The contrast between novice and experienced teachers is even more striking. In-service teachers, with an average of almost eighteen years in the classroom, endorse classic neuromyths less often than first-year student teachers. This runs counter to earlier studies that found little difference, or sometimes the reverse. The gap is clearest for learning styles, multiple intelligences, and brain gym. At the same time, experienced teachers show stronger confidence in well-established strategies such as modelling, metacognition, and differentiation.
Experience, then, does not simply breed cynicism. It appears to sharpen judgment. In this study, more years in the classroom go together with weaker belief in pseudoscientific explanations and stronger trust in robust didactics.
This result matters because earlier research often suggested that experience made little difference. Some studies even hinted that “more brain knowledge” increased vulnerability to myths. This study paints a more nuanced picture: not knowledge alone, but pedagogical expertise seems to make the difference.

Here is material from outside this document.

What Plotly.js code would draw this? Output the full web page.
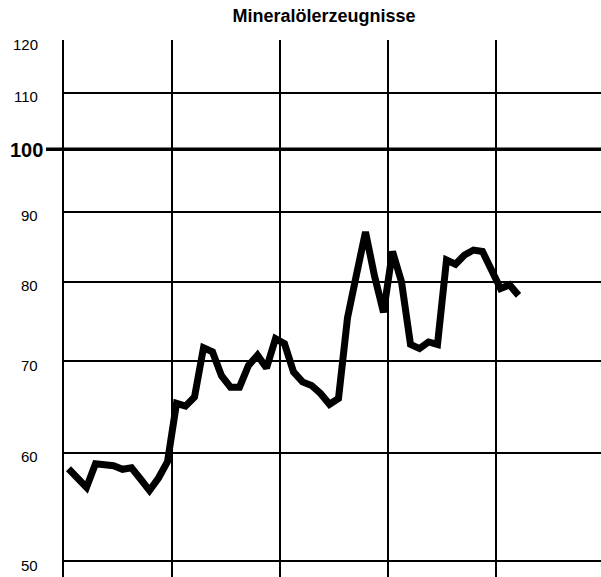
<!DOCTYPE html>
<html>
<head>
<meta charset="utf-8">
<script src="https://cdn.plot.ly/plotly-3.0.1.min.js"></script>
<style>
html, body { margin: 0; padding: 0; overflow: hidden; background: #fff; }
#chart { width: 601px; height: 577px; }
</style>
</head>
<body>
<div id="chart"></div>
<script>
// Monatswerte (Index, 100 = Basis), 4 Jahre + 3 Monate
const monate = [1,2,3,4,5,6,7,8,9,10,11,12,
                13,14,15,16,17,18,19,20,21,22,23,24,
                25,26,27,28,29,30,31,32,33,34,35,36,
                37,38,39,40,41,42,43,44,45,46,47,48,
                49,50,51];
const werte = [58.4, 57.6, 56.6, 58.9, 58.8, 58.7, 58.35, 58.5, 57.4, 56.3, 57.5, 59.1,
               65.2, 64.9, 65.9, 71.6, 71.1, 68.3, 67.0, 67.0, 69.5, 70.7, 69.2, 72.7,
               72.1, 68.75, 67.6, 67.2, 66.3, 65.1, 65.75, 75.3, 81.0, 87.0, 80.8, 76.0,
               84.2, 80.0, 72.0, 71.5, 72.3, 72.0, 83.0, 82.4, 83.7, 84.4, 84.2, 81.6,
               79.1, 79.6, 78.2];
const yTicks = [50, 60, 70, 80, 90, 100, 110, 120];
const yTickLabels = ['50', '60', '70', '80', '90', '100', '110', '120'];
const titel = 'Mineralölerzeugnisse';

// place each monthly value in the middle of its month
const xPos = monate.map(m => m - 0.5);

const trace = {
  x: xPos,
  y: werte,
  type: 'scatter',
  mode: 'lines',
  line: { color: '#000', width: 7 },
  hoverinfo: 'skip'
};

const fontFam = '"Liberation Sans", Arial, Helvetica, sans-serif';
const yRange = [1.6873, 2.0799];

const annotations = yTicks.map((v, i) => {
  const big = v === 100;
  return {
    xref: 'paper', yref: 'y',
    x: 0, y: Math.log10(v),
    xanchor: 'right', yanchor: 'middle',
    xshift: big ? -19 : -24,
    yshift: big ? -1 : -4,
    text: big ? '<b>' + yTickLabels[i] + '</b>' : yTickLabels[i],
    showarrow: false,
    font: { family: fontFam, size: big ? 20 : 15, color: '#000' }
  };
});

// the 100 line is heavier and runs out to the label as a dash
const y100 = (Math.log10(100) - yRange[0]) / (yRange[1] - yRange[0]);
const shapes = [{
  type: 'line', xref: 'paper', yref: 'paper',
  x0: -18 / 537, x1: 1, y0: y100, y1: y100,
  line: { color: '#000', width: 3.4 }
}];

const layout = {
  width: 601, height: 577,
  margin: { l: 64, r: 0, t: 40, b: 0, pad: 0 },
  paper_bgcolor: '#fff', plot_bgcolor: '#fff',
  showlegend: false,
  title: {
    text: '<b>' + titel + '</b>',
    xref: 'container', yref: 'container',
    x: 324 / 601, y: 1 - 16 / 577,
    xanchor: 'center', yanchor: 'middle',
    font: { family: fontFam, size: 18, color: '#000' }
  },
  xaxis: {
    range: [0, 537 / 9],
    tick0: 0, dtick: 12,
    showgrid: true, gridcolor: '#000', gridwidth: 2,
    showticklabels: false, ticks: '',
    zeroline: false, showline: false
  },
  yaxis: {
    type: 'log',
    range: yRange,
    tickvals: yTicks, ticktext: yTickLabels,
    showticklabels: false, ticks: '',
    showgrid: true, gridcolor: '#000', gridwidth: 2,
    zeroline: false,
    showline: true, linecolor: '#000', linewidth: 2.2
  },
  annotations: annotations,
  shapes: shapes
};

Plotly.newPlot('chart', [trace], layout, { staticPlot: true, displayModeBar: false });
</script>
</body>
</html>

Still, the findings reveal an important tension. Some neuromyths compete directly with genuinely effective strategies. Multiple intelligences, for example, score about as high as differentiation. Brain training is barely distinguished from spaced practice. The landscape remains confusing: concepts sound scientific, overlap in language, and mask fundamentally different views of learning.
The problem is therefore not only that teachers believe the wrong things. It is that the boundary between science and pseudoscience is often deliberately blurred. “Brain training” sounds far more attractive than “retrieval practice with spacing.”
Most importantly, this study challenges the idea that neuromyths stem merely from ignorance. They appear long before teacher education begins. Student teachers bring them from the media, popular psychology, their own school histories, and intuitive theories of learning. That makes neuromyths a structural training issue rather than an individual failing.
At the same time, the study delivers a hopeful message: teachers do learn. Higher levels of education and longer teaching experience go together with less myth-based thinking and greater confidence in evidence-based practices. Professional development works—slowly and imperfectly, but meaningfully.
The implication is not that the problem has disappeared. Some myths remain remarkably resilient. But the image of teachers as helpless victims of brain-based marketing no longer holds. Something is growing: critical judgment, pedagogical insight, and a preference for what works over what merely sounds convincing.